El Presidente es, ante todo, el Jefe del Estado, no porque sea un rey en la colina que ejerce los poderes de un monarca absoluto, sino, por el contrario, porque representa el pilar sobre el que se asienta nuestra democracia, es decir, la soberanía popular, al ser elegido en el mismo lugar donde se expresa esta soberanía: el Parlamento.
Como representante de la unidad nacional, trabaja para garantizar, ante todo con los socios de la Unión Europea y la OTAN, las opciones fundamentales de Italia, tanto en términos de relaciones internacionales como de política económica. Es el protector del ámbito en el que nuestro país manifiesta su identidad, encarnando la expresión además la unidad nacional en todas sus articulaciones, al llevar claramente desde su nombre, ligado al genitivo « de la República », un sello explícito y no formal a la función que está llamado a ejercer. Esta ha sido una característica del Presidente desde su elección, con la presencia obligatoria de delegados regionales junto a los parlamentarios en sesión conjunta, precisamente para aumentar su densidad representativa y evitar que se convierta en un mero « Presidente del Parlamento ».
El Presidente de la República está asistido por una serie de asesores con competencias específicas. ¿Puede definirse como un gabinete de gobierno?
La estructura institucional de la Presidencia de la República es una combinación de dos elementos: la Secretaría General, que corresponde a las exigencias de las competencias del Quirinal –que no se superponen al ejecutivo– y los asesores que prestan apoyo y asistencia a las actividades del Presidente. Estas funciones no son en absoluto comparables a las de un gabinete de gobierno en sentido estricto.
¿Estamos, como afirman algunos observadores, en un régimen semipresidencialista de facto, o en un marco de cumplimiento constitucional?
En la actualidad, yo diría ciertamente que no estamos en un semipresidencialismo de facto. El sistema se ha construido según un modelo elástico, cristalizado en la imagen del acordeón por el profesor Giuliano Amato hace algunas décadas. Es muy diferente de otros sistemas. En Italia, el jefe de Estado no es elegido directamente y la responsabilidad política de sus actos está enteramente en manos del Gobierno, ya que todos ellos están amparados por un refrendo ministerial, salvo en los casos de alta traición e infracción de la Constitución.

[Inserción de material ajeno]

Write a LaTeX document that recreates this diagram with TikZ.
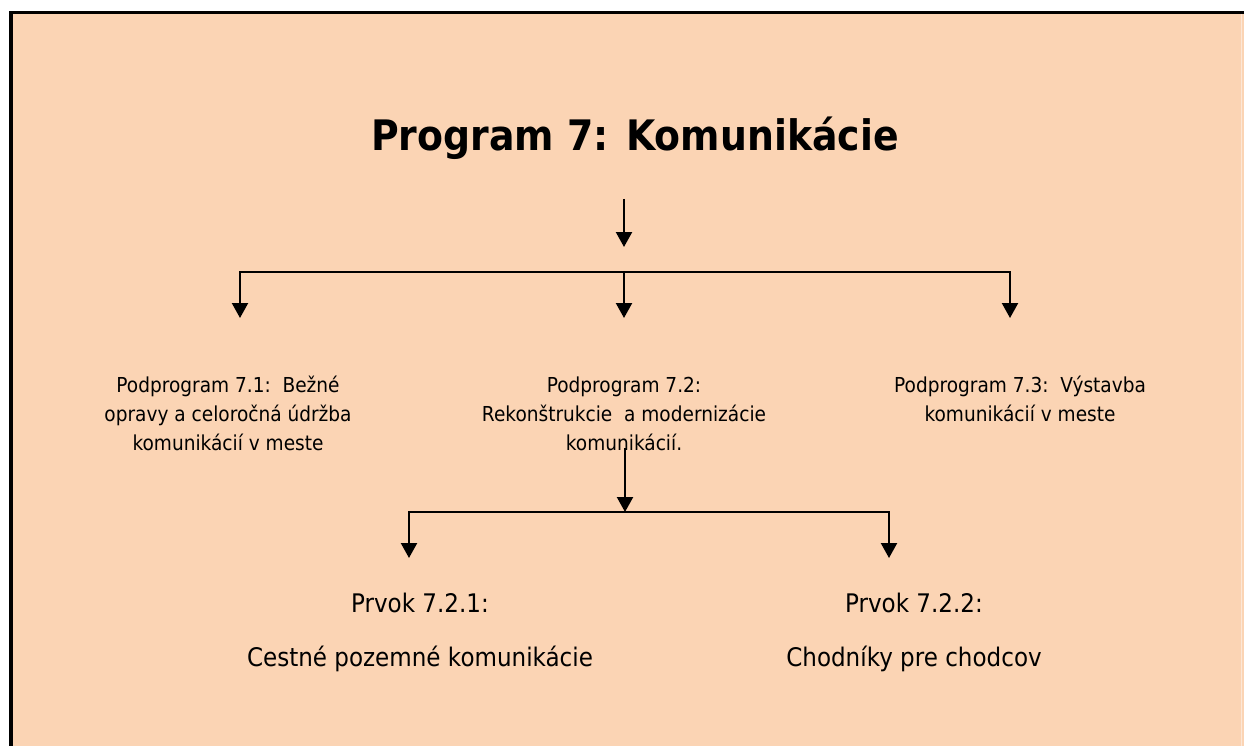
\documentclass[tikz,border=0pt]{standalone}
\usepackage{fontspec}
\setmainfont{DejaVu Sans}[FakeStretch=0.9]
\usetikzlibrary{arrows.meta}
\definecolor{peach}{HTML}{FBD4B4}

\begin{document}
\begin{tikzpicture}[x=1pt,y=-1pt,line width=2.2pt,>={Triangle[width=16pt,length=15pt]},
  heading/.style={font=\fontsize{42}{50}\selectfont\bfseries, anchor=base, inner sep=0pt},
  subprog/.style={font=\fontsize{20.6}{29}\selectfont, align=center, anchor=base, inner sep=0pt},
  element/.style={font=\fontsize{25.6}{54}\selectfont, align=center, anchor=base, inner sep=0pt}]
    \useasboundingbox (0,0) rectangle (1244,746);
    \fill[peach] (11,12.7) rectangle (1244,746);
    \draw[peach!55!white, line width=1pt] (1241,12.7) -- (1241,746);
    \draw[line width=3.4pt] (11,746) -- (11,12.7) -- (1244,12.7);
    \node [heading] (prog) at (635,151) {Program 7: Komunikácie};
    \node [subprog] (p71) at (228,450) {Podprogram 7.1:\ \ Bežné\\opravy a celoročná údržba\\komunikácií v meste};
    \node [subprog] (p72) at (624,450) {Podprogram 7.2:\\Rekonštrukcie\ \ a modernizácie\\komunikácií.};
    \node [subprog] (p73) at (1020,421) {Podprogram 7.3:\ \ Výstavba\\komunikácií v meste};
    \node [element] (e721) at (420,666) {Prvok 7.2.1:\\Cestné pozemné komunikácie};
    \node [element] (e722) at (914,666) {Prvok 7.2.2:\\Chodníky pre chodcov};
    \coordinate (top) at (624,199);
    \coordinate (topend) at (624,247);
    \coordinate (bus) at (624,272);
    \coordinate (to71) at (240,318);
    \coordinate (to72) at (624,318);
    \coordinate (to73) at (1010,318);
    \coordinate (mid) at (625,448);
    \coordinate (bus2) at (625,512);
    \coordinate (to721) at (409,558);
    \coordinate (to722) at (889,558);
    \draw[->] (top) -- (topend);
    \draw[->] (bus) -| (to71);
    \draw[->] (bus) -- (to72);
    \draw[->] (bus) -| (to73);
    \draw[->] (mid) -- (bus2);
    \draw[->] (bus2) -| (to721);
    \draw[->] (bus2) -| (to722);
\end{tikzpicture}
\end{document}
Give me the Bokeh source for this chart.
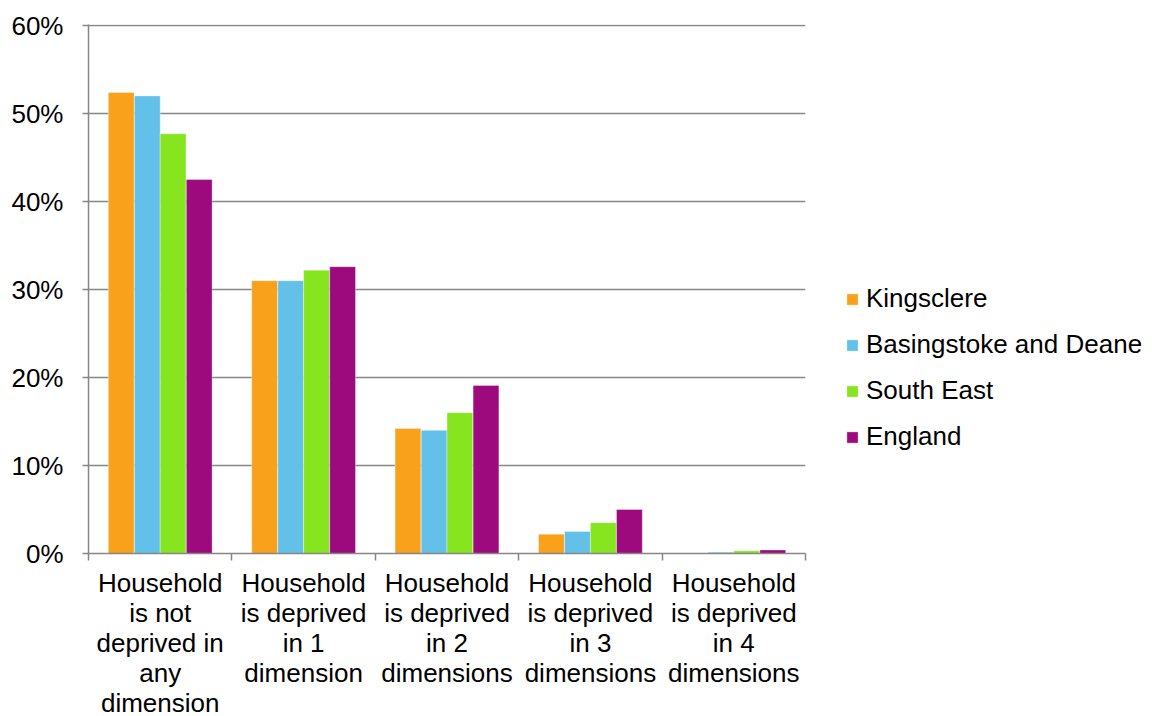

¿Cómo debe interpretarse entonces esta fase? ¿Es necesario reformar la segunda parte de la Carta Constitucional?
Lo que ocurre en la política italiana –al menos en este momento– se ajusta perfectamente a la Constitución. Se ha creado una forma que surge de un desequilibrio entre las instituciones debido a la crisis de representación política, es decir, un sistema de partidos incapaz de ser verdaderamente representativo. De ahí se desprende la gran fuerza del Quirinal en los últimos años.
Y en ese sentido, es crucial que este país redescubra el espíritu de una reforma que, con la racionalización de la cuestión de la representación política y sus instrumentos, resuelva los profundos dilemas que corroen su función, dando a los ciudadanos la posibilidad de ser los verdaderos árbitros de las decisiones, con una mejor relación entre los elegidos y el electorado, como sostenía el fallecido Roberto Ruffilli, cobardemente asesinado a mediados de los años ochenta por las Brigadas Rojas.
En definitiva, hay que reforzar la representación política y cambiar la forma de gobierno. ¡Basta recordar que en Italia el Presidente del Consejo ni siquiera puede destituir libremente a sus ministros!
También es necesario trabajar en la forma del Estado, con una redefinición de la relación entre el Estado y las regiones. En ese sentido, la pandemia ha demostrado una vez más la necesidad de un reequilibrio de las competencias.